Due to scheduling conflicts I will miss the forthcoming workshop on Cloud Computing and Its Applications (CCA08), scheduled to kick off in a couple of days in Chicago. Erik Meijer will be there to present our LINQ-to-Datacenter paper–thanks Erik!. Here’s the abstract:
A plethora of Cloud/fabric frameworks/substrates have emerged within the industry: S3/EC2, Bigtable/Sawzall, Hadoop/PigLatin. Typically these substrates have low-level, idiosyncratic interfaces with data- and query- models heavily influenced by legacy SQL.

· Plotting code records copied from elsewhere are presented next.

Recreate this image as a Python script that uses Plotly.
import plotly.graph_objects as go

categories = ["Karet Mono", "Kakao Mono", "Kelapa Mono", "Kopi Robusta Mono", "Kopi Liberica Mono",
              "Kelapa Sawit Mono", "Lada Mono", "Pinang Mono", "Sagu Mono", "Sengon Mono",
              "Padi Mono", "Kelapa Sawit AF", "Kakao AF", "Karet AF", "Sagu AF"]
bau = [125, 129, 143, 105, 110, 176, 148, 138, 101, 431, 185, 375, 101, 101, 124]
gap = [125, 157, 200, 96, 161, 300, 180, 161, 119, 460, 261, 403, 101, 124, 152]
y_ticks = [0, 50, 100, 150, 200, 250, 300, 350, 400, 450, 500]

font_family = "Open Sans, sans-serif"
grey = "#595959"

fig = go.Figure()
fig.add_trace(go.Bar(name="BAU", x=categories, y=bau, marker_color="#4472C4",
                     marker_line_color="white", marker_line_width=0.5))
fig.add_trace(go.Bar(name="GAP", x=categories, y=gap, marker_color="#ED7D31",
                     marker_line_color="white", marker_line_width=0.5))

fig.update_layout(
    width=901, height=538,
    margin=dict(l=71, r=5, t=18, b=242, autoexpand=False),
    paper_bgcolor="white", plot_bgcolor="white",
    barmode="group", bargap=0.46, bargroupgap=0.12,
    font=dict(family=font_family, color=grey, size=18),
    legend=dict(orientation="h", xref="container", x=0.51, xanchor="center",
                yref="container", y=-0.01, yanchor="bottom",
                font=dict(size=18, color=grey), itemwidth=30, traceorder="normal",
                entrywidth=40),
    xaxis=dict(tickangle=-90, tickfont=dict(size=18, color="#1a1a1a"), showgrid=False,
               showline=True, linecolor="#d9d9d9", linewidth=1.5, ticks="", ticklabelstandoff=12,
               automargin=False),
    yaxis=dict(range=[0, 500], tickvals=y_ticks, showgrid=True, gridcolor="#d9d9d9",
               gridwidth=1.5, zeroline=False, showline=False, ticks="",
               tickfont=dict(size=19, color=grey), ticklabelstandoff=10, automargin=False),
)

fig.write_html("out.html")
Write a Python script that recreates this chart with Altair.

The many choices translate into high pain of adoption by developers because of the high risk of making the wrong bet. The SQL-like query model translates into high pain of adoption because it doesn’t appeal to developers who embraced object-oriented languages like C# or Java. The SQL-like data model is suboptimal for MapReduce computations because it is not fully compositional. This conservative approach is puzzling because recent language and tool innovations such as Language Integrated Query (LINQ) address precisely the problem of compositional programming with data in modern object-oriented languages.
The proponents of the current substrates have no incentive to come up with a general and developer-friendly abstraction that hides the idiosyncrasies of their proprietary solutions and graduates from the SQL model to a modern, object-oriented and compositional style.
We propose extending the LINQ programming model to massively-parallel, data-driven computations. LINQ provides a seamless transition path from computing on top of traditional stores like relational databases or XML to computing on the Cloud. It offers an object-oriented, compositional model that hides the idiosyncrasies of the underlying substrates. We anticipate that just as the community already built custom LINQ providers for sources such as Amazon, Flickr, or SharePoint, this model will trigger a similar convergence in the space of Cloud-based storage and computation substrates.